The obtained documents also showed that Chris Jones, president and CEO of MTEMC, emailed City Manager Craig Tindall on Oct. 31 saying if the city wanted to “engage the Attorney General, allow me to suggest we have Sen. Jack Johnson (from Williamson County and the Senate Majority Leader) and Sen. Shane Reeves of Rutherford County to petition the Attorney General for an unofficial or informal opinion. As we understand it, an informal opinion would be a non-public opinion, subject to attorney-client privilege. Further, as we understand TVA’s ‘request,’ this type of opinion would fulfill their request. Though we would fully expect to see a favorable opinion on the City’s behalf, should we not, then the opinion would not have to be exposed. We also believe an informal opinion would be faster.”
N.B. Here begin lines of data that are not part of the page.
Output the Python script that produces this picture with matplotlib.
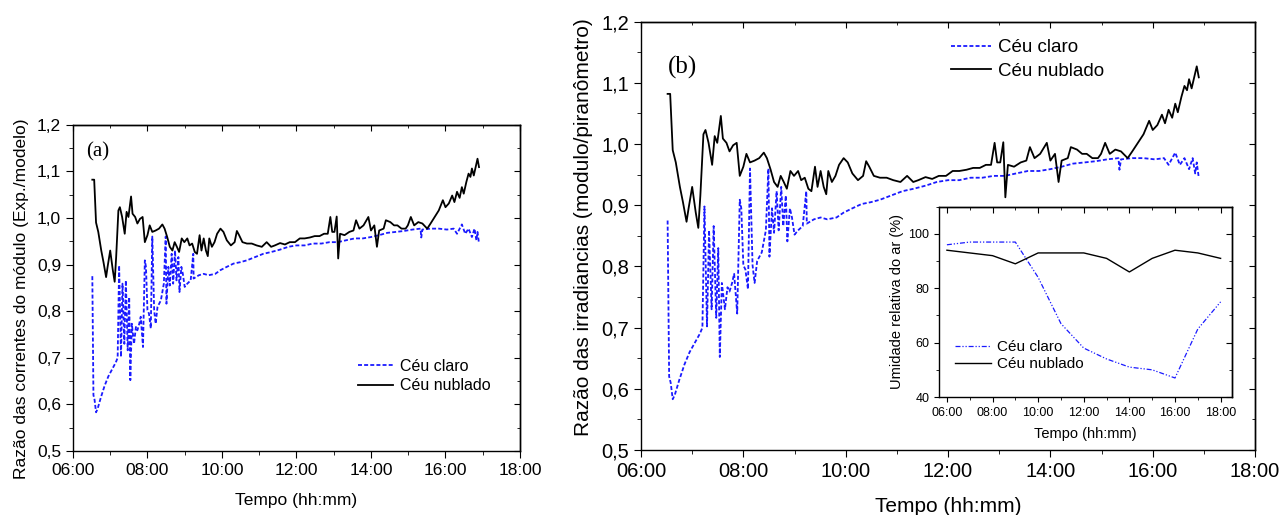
import matplotlib as mpl
import matplotlib.pyplot as plt
from matplotlib.ticker import MultipleLocator, FuncFormatter

mpl.rcParams.update({
    'font.family': ['Liberation Sans', 'DejaVu Sans'],
    'axes.linewidth': 1.0,
    'xtick.direction': 'out', 'ytick.direction': 'out',
})

# ---- main series (time in hours, ratio) ----
nub_t = [6.52, 6.57, 6.62, 6.68, 6.76, 6.82, 6.89, 6.93, 7.0, 7.07, 7.12, 7.16, 7.22, 7.26, 7.32,
         7.39, 7.44, 7.49, 7.56, 7.6, 7.67, 7.73, 7.8, 7.87, 7.93, 8.0, 8.06, 8.13, 8.22, 8.31,
         8.4, 8.46, 8.53, 8.6, 8.67, 8.73, 8.79, 8.85, 8.92, 8.99, 9.07, 9.13, 9.2, 9.27, 9.33,
         9.4, 9.45, 9.51, 9.57, 9.62, 9.66, 9.73, 9.8, 9.87, 9.96, 10.04, 10.13, 10.24, 10.34, 10.4,
         10.46, 10.55, 10.67, 10.8, 10.93, 11.07, 11.2, 11.32, 11.42, 11.56, 11.69, 11.82, 11.96, 12.09, 12.22,
         12.36, 12.49, 12.62, 12.74, 12.84, 12.91, 12.96, 13.02, 13.08, 13.12, 13.17, 13.29, 13.42, 13.53, 13.6,
         13.69, 13.8, 13.93, 14.0, 14.09, 14.16, 14.22, 14.34, 14.4, 14.52, 14.62, 14.71, 14.82, 14.93, 14.99,
         15.07, 15.16, 15.27, 15.38, 15.51, 15.6, 15.71, 15.82, 15.93, 16.0, 16.09, 16.18, 16.24, 16.31, 16.38,
         16.44, 16.49, 16.56, 16.62, 16.67, 16.71, 16.76, 16.81, 16.86, 16.9]
nub_v = [1.082, 1.082, 0.99, 0.97, 0.93, 0.905, 0.873, 0.895, 0.93, 0.888, 0.863, 0.916, 1.016, 1.023, 1.002,
         0.966, 1.013, 1.002, 1.046, 1.009, 1.002, 0.988, 0.998, 1.002, 0.948, 0.963, 0.984, 0.97, 0.973, 0.977,
         0.986, 0.977, 0.959, 0.938, 0.93, 0.948, 0.938, 0.927, 0.956, 0.948, 0.956, 0.941, 0.945, 0.927, 0.923,
         0.963, 0.93, 0.956, 0.93, 0.918, 0.956, 0.938, 0.948, 0.966, 0.977, 0.97, 0.952, 0.941, 0.948, 0.972,
         0.963, 0.948, 0.945, 0.945, 0.941, 0.938, 0.948, 0.938, 0.941, 0.946, 0.943, 0.948, 0.948, 0.956, 0.956,
         0.958, 0.961, 0.961, 0.966, 0.966, 1.002, 0.97, 0.97, 1.003, 0.913, 0.966, 0.963, 0.97, 0.973, 0.995,
         0.977, 0.984, 1.002, 0.973, 0.984, 0.938, 0.973, 0.977, 0.995, 0.991, 0.984, 0.984, 0.977, 0.977, 0.984,
         1.002, 0.984, 0.991, 0.988, 0.977, 0.988, 1.002, 1.016, 1.038, 1.023, 1.031, 1.048, 1.034, 1.056, 1.043,
         1.066, 1.052, 1.077, 1.095, 1.088, 1.106, 1.091, 1.109, 1.127, 1.109]

cla_t = [6.52, 6.55, 6.58, 6.62, 6.66, 6.75, 6.85, 6.95, 7.05, 7.15, 7.2, 7.24, 7.29, 7.33, 7.38,
         7.42, 7.47, 7.51, 7.54, 7.58, 7.64, 7.69, 7.73, 7.78, 7.82, 7.88, 7.93, 7.96, 8.0, 8.04,
         8.09, 8.13, 8.18, 8.22, 8.27, 8.36, 8.44, 8.49, 8.51, 8.56, 8.6, 8.65, 8.69, 8.74, 8.78,
         8.83, 8.86, 8.91, 8.95, 9.0, 9.07, 9.16, 9.23, 9.24, 9.38, 9.51, 9.64, 9.82, 9.96, 10.13,
         10.31, 10.49, 10.67, 10.89, 11.11, 11.33, 11.56, 11.78, 12.0, 12.22, 12.44, 12.67, 12.89, 13.11, 13.33,
         13.56, 13.78, 14.0, 14.22, 14.44, 14.67, 14.89, 15.11, 15.33, 15.35, 15.38, 15.6, 15.82, 16.04, 16.22,
         16.31, 16.44, 16.53, 16.62, 16.71, 16.78, 16.83, 16.86, 16.9]
cla_v = [0.875, 0.62, 0.61, 0.583, 0.59, 0.615, 0.64, 0.66, 0.675, 0.69, 0.70, 0.898, 0.702, 0.859, 0.73,
         0.866, 0.716, 0.83, 0.652, 0.773, 0.73, 0.766, 0.759, 0.773, 0.788, 0.723, 0.909, 0.895, 0.802, 0.795,
         0.763, 0.96, 0.802, 0.773, 0.809, 0.823, 0.859, 0.96, 0.816, 0.895, 0.855, 0.923, 0.859, 0.93, 0.866,
         0.916, 0.841, 0.895, 0.88, 0.852, 0.859, 0.866, 0.923, 0.87, 0.877, 0.88, 0.877, 0.88, 0.888, 0.895,
         0.902, 0.905, 0.909, 0.916, 0.923, 0.927, 0.932, 0.938, 0.941, 0.941, 0.945, 0.945, 0.948, 0.948, 0.952,
         0.956, 0.956, 0.959, 0.963, 0.968, 0.97, 0.972, 0.975, 0.977, 0.958, 0.975, 0.977, 0.977, 0.975, 0.977,
         0.966, 0.986, 0.966, 0.977, 0.959, 0.977, 0.952, 0.97, 0.945]

# ---- inset: relative humidity (%) ----
ur_t = [6, 7, 8, 9, 10, 11, 12, 13, 14, 15, 16, 17, 18]
ur_claro = [96, 97, 97, 97, 84, 67, 58, 54, 51, 50, 47, 65, 75]
ur_nublado = [94, 93, 92, 89, 93, 93, 93, 91, 86, 91, 94, 93, 91]

BLUE = '#1a1aff'
hhmm = FuncFormatter(lambda v, p: f'{int(round(v)):02d}:00')


def mirror(ax):
    # Origin-like frame: inward ticks on top/right
    top = ax.secondary_xaxis('top')
    top.xaxis.set_major_locator(ax.xaxis.get_major_locator())
    top.xaxis.set_minor_locator(ax.xaxis.get_minor_locator())
    right = ax.secondary_yaxis('right')
    right.yaxis.set_major_locator(ax.yaxis.get_major_locator())
    right.yaxis.set_minor_locator(ax.yaxis.get_minor_locator())
    for sec in (top, right):
        sec.tick_params(which='both', direction='in', labeltop=False, labelright=False,
                        labelbottom=False, labelleft=False)
        sec.tick_params(which='major', length=4)
        sec.tick_params(which='minor', length=2.5)


def main_panel(ax, ylabel, fs_tick, fs_lab, xpad, ly):
    ax.plot(cla_t, cla_v, color=BLUE, ls=(0, (2.2, 1.2)), lw=1.3, label='Céu claro')
    ax.plot(nub_t, nub_v, color='black', lw=1.3, label='Céu nublado')
    ax.set_xlim(6, 18)
    ax.set_ylim(0.5, 1.2)
    ax.xaxis.set_major_locator(MultipleLocator(2))
    ax.xaxis.set_minor_locator(MultipleLocator(1))
    ax.xaxis.set_major_formatter(hhmm)
    ax.yaxis.set_major_locator(MultipleLocator(0.1))
    ax.yaxis.set_minor_locator(MultipleLocator(0.05))
    ax.yaxis.set_major_formatter(FuncFormatter(lambda v, p: f'{v:.1f}'.replace('.', ',')))
    ax.tick_params(which='major', length=5, labelsize=fs_tick)
    ax.tick_params(which='minor', length=3)
    ax.set_xlabel('Tempo (hh:mm)', fontsize=fs_lab, labelpad=xpad)
    ax.set_ylabel(ylabel, fontsize=fs_lab, labelpad=6)
    ax.yaxis.label.set_y(ly)
    mirror(ax)


fig = plt.figure(figsize=(12.82, 5.15), dpi=100)

# (a)
ax1 = fig.add_axes([0.0569, 0.1243, 0.3487, 0.6336])
main_panel(ax1, 'Razão das correntes do módulo (Exp./modelo)', 12.5, 12.5, 11, 0.466)
ax1.text(0.029, 0.916, '(a)', transform=ax1.transAxes, fontsize=15,
         family='Liberation Serif', va='center')
ax1.legend(loc='center left', bbox_to_anchor=(0.62, 0.23), frameon=False, fontsize=11.5,
           handlelength=2.2, handletextpad=0.4, labelspacing=0.3, borderpad=0)

# (b)
ax2 = fig.add_axes([0.5, 0.1262, 0.479, 0.8317])
main_panel(ax2, 'Razão das irradiancias (modulo/piranômetro)', 14.5, 15, 12, 0.52)
ax2.text(0.044, 0.892, '(b)', transform=ax2.transAxes, fontsize=18,
         family='Liberation Serif', va='center')
ax2.legend(loc='center left', bbox_to_anchor=(0.49, 0.912), frameon=False, fontsize=13.5,
           handlelength=2.1, handletextpad=0.4, labelspacing=0.35, borderpad=0)

# inset: humidity
ax3 = fig.add_axes([0.7324, 0.2291, 0.2286, 0.3695])
ax3.plot(ur_t, ur_claro, color=BLUE, lw=0.9, ls=(0, (4, 1.5, 1, 1.5, 1, 1.5)), label='Céu claro')
ax3.plot(ur_t, ur_nublado, color='black', lw=1.0, label='Céu nublado')
ax3.set_xlim(5.65, 18.5)
ax3.set_ylim(40, 110)
ax3.xaxis.set_major_locator(MultipleLocator(2))
ax3.xaxis.set_minor_locator(MultipleLocator(1))
ax3.xaxis.set_major_formatter(hhmm)
ax3.yaxis.set_major_locator(MultipleLocator(20))
ax3.yaxis.set_minor_locator(MultipleLocator(10))
ax3.tick_params(which='major', length=3.5, labelsize=9)
ax3.tick_params(which='minor', length=2)
ax3.set_xlabel('Tempo (hh:mm)', fontsize=10.5, labelpad=6)
ax3.set_ylabel('Umidade relativa do ar (%)', fontsize=10.5, labelpad=3)
mirror(ax3)
ax3.legend(loc='center left', bbox_to_anchor=(0.03, 0.218), frameon=False, fontsize=11,
           handlelength=2.3, handletextpad=0.4, labelspacing=0.2, borderpad=0)

fig.savefig('out.png', dpi=100)
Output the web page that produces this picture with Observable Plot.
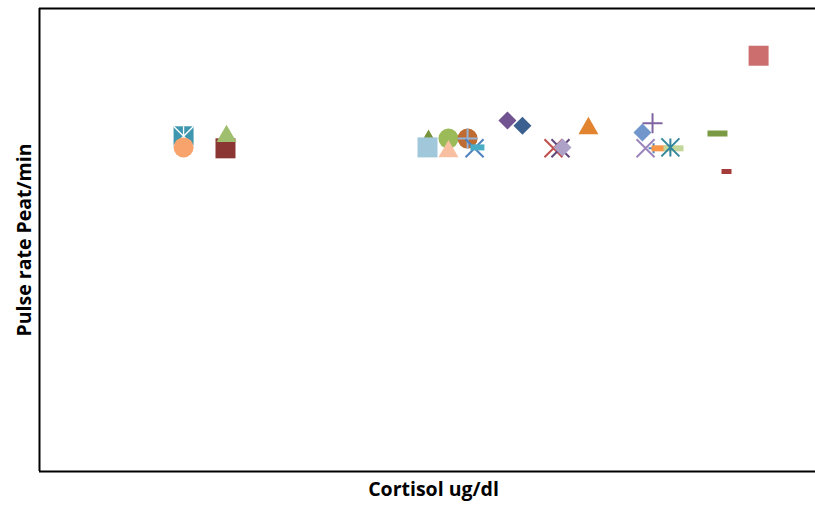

The Post reached out to City Councilmember Ronnie Martin, who has been asking detailed questions to learn more about the proposed sale. He said he has never been informed by city staff or McFarland that TVA asked for an AG legal opinion or that Johnson was approaching the AG for that opinion.
City feels no opinion needed
During an interview on Friday, the Post asked Tindall about the attorney general matter. He acknowledged TVA has asked for an opinion and the city is discussing that request with TVA. He said he does not believe the AG legal opinion is necessary, nor is it a legal ruling – a legal ruling only comes from a court, while the AG ruling is an opinion, he said.
“We have legal opinions, we feel we don’t need any others,” Tindall said.
The Post asked Tindall if TVA’s request had been brought to councilmembers. He said, “I’m sure somewhere in conversation it’s come up. The council has their opinion. The city attorney represents cities, the attorney general doesn’t. We’ve gone outside and got a legal opinion and that’s been issued. From my standpoint we have all the legal opinions we need. Not to say we wouldn’t placate the TVA.”
Tindall also said that America operates as a representative democracy. The council’s city charter allows it, and only it, to decide to sell MED: holding a referendum would be abrogating that authority. The city’s recent charter change allows the council to sell MED. If a referendum were held, one issue is that businesses, unlike individual residents, do not vote in city elections, and so would have no voice, Tindall said.
Editor's note: This story has been corrected to correct a misspelling.